Job: Each line containing the word "this" should be found and copied.

Dataset records:
= = = = =
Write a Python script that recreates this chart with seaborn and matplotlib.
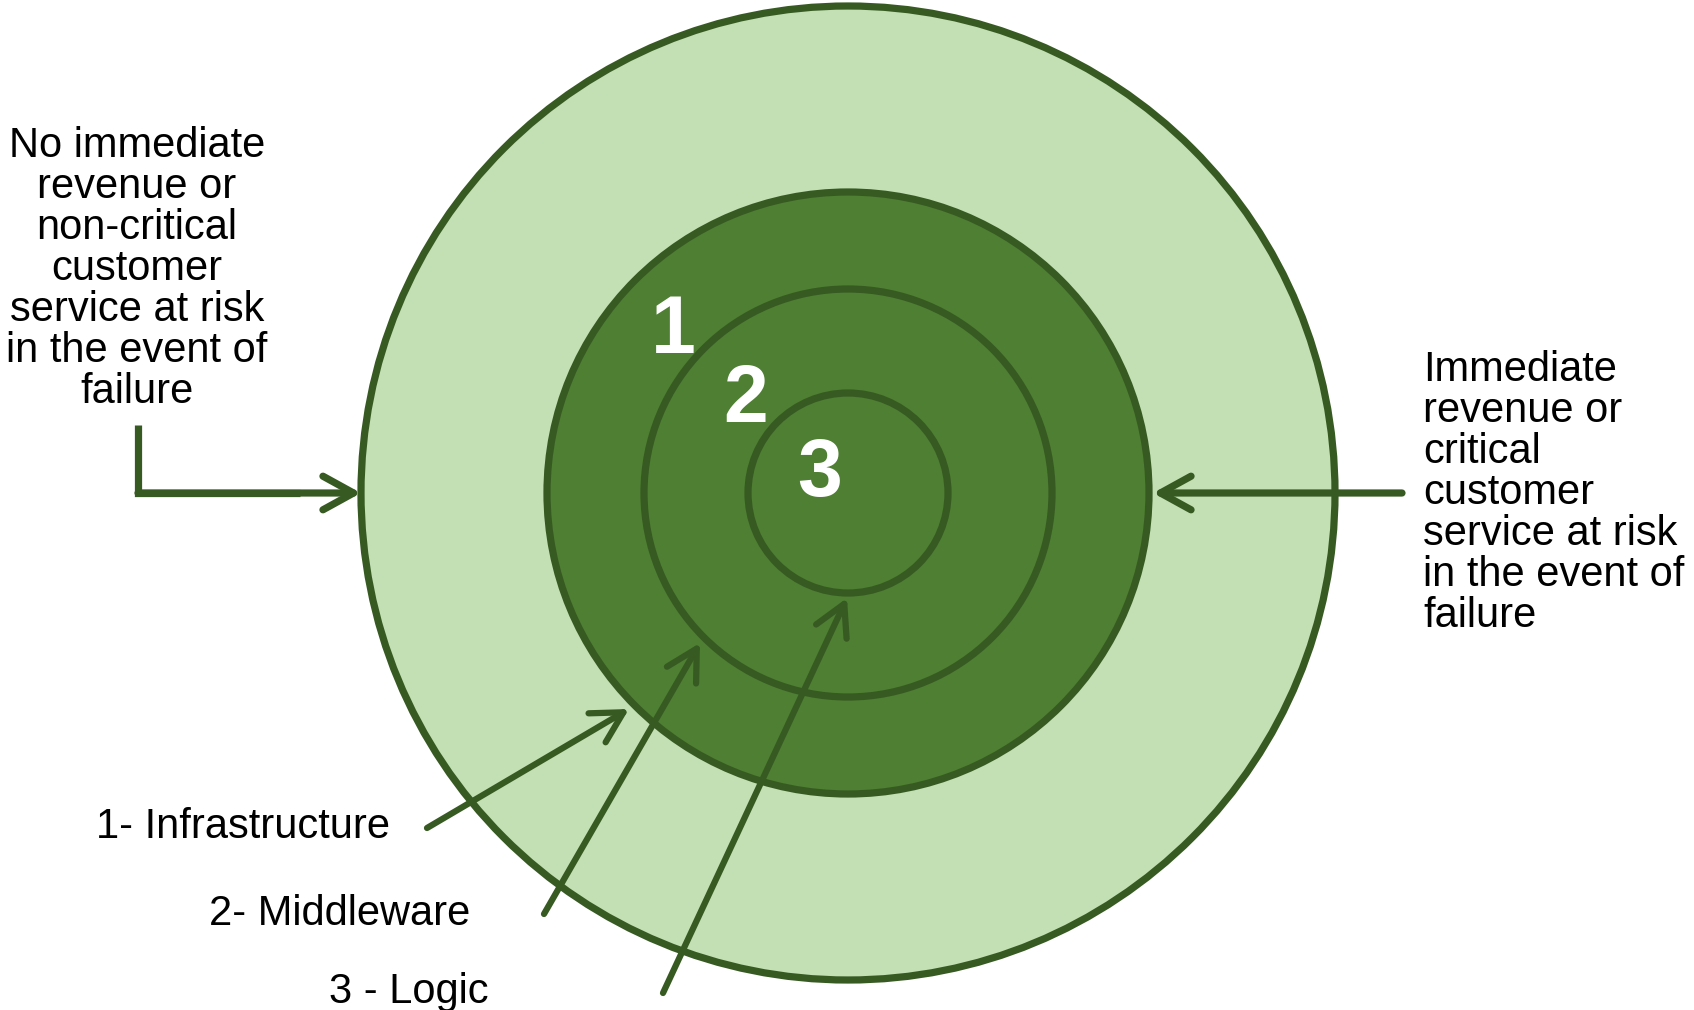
= = = = =
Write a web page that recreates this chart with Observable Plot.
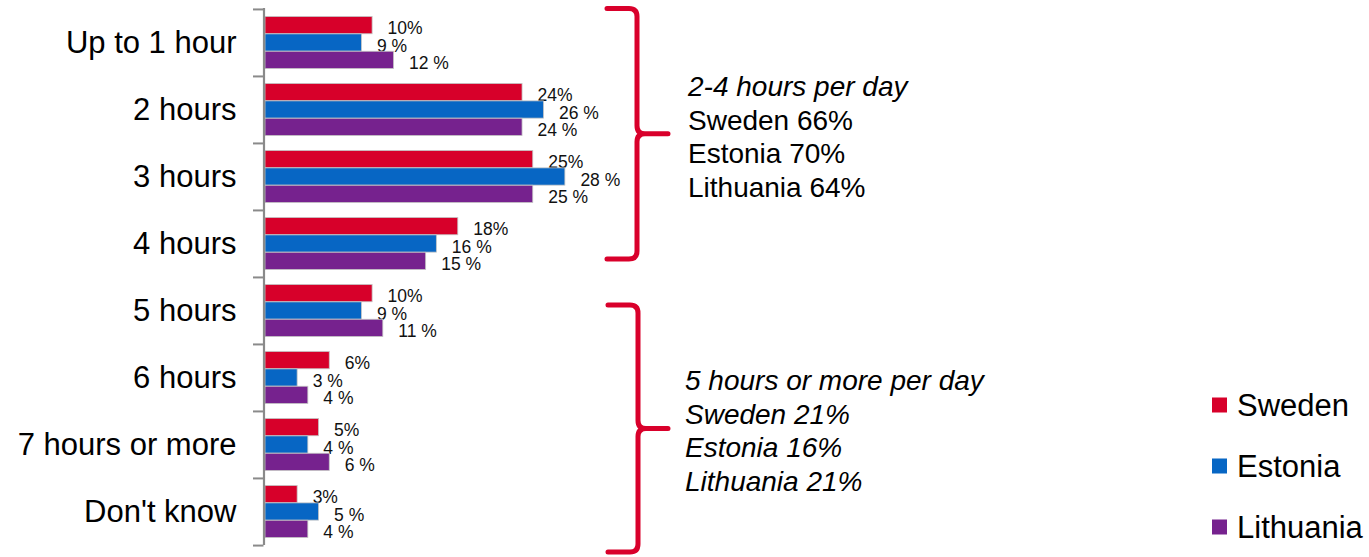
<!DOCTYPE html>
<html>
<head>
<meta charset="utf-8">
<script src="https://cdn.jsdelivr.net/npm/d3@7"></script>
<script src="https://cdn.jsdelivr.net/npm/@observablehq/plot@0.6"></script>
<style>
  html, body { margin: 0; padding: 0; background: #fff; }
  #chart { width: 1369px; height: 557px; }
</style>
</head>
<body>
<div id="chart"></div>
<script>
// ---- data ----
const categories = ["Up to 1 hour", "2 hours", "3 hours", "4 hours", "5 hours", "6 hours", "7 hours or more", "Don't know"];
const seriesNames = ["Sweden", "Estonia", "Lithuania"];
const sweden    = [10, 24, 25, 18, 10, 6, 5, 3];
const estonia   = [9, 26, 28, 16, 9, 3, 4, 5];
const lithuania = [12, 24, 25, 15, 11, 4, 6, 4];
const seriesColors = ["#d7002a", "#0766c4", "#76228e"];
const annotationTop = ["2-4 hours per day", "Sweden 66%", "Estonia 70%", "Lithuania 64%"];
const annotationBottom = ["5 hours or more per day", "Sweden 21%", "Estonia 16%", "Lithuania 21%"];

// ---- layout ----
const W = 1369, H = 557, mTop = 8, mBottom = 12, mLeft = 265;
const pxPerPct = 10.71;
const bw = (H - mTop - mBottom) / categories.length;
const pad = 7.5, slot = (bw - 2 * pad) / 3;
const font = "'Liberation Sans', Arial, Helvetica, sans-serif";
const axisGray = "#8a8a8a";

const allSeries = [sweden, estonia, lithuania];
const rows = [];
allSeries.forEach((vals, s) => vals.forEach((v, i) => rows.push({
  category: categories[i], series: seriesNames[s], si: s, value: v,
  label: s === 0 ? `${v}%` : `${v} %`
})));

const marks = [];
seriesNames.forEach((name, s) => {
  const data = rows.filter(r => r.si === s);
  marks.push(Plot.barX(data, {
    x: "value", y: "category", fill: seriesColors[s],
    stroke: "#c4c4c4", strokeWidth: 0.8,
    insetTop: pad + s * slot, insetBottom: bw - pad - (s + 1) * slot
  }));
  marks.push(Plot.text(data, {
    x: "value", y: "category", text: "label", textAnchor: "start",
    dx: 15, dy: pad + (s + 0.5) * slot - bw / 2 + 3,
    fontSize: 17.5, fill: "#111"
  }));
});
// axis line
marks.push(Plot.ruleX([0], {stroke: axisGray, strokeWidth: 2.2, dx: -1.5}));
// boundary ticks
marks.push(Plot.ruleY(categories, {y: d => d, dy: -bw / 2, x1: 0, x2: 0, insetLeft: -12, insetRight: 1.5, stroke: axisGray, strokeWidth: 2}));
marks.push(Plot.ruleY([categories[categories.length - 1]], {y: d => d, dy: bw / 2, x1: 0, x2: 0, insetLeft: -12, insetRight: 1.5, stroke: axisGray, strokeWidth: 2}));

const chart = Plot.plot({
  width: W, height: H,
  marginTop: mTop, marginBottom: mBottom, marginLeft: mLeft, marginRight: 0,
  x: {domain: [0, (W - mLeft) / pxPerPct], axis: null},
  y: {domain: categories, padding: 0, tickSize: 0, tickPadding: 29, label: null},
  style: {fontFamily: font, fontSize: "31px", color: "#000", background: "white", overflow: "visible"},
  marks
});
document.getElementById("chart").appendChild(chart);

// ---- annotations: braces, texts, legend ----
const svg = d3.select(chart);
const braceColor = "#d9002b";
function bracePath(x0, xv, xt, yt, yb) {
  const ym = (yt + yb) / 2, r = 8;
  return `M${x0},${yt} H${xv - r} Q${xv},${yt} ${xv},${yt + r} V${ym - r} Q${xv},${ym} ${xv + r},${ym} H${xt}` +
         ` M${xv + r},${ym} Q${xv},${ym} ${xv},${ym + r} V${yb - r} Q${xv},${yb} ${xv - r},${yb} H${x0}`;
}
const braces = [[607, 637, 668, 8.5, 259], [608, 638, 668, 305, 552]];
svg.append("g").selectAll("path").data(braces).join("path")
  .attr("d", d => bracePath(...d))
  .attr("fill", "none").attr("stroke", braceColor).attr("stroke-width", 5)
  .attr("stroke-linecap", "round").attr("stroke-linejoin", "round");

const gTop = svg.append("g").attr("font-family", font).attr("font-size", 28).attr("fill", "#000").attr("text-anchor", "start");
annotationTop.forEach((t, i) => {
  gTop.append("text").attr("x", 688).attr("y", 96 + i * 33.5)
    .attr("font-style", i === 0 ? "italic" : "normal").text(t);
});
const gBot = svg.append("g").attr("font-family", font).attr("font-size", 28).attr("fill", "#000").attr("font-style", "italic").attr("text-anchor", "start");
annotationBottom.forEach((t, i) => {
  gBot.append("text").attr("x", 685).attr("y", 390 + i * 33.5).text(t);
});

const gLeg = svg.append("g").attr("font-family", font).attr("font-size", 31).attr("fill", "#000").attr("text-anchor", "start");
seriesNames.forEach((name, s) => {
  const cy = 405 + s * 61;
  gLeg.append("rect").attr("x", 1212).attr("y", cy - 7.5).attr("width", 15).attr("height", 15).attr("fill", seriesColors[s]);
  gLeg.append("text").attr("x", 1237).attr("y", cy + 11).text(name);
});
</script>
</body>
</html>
= = = = =
Expected output:
Write a Python script that recreates this chart with seaborn and matplotlib.
Write a web page that recreates this chart with Observable Plot.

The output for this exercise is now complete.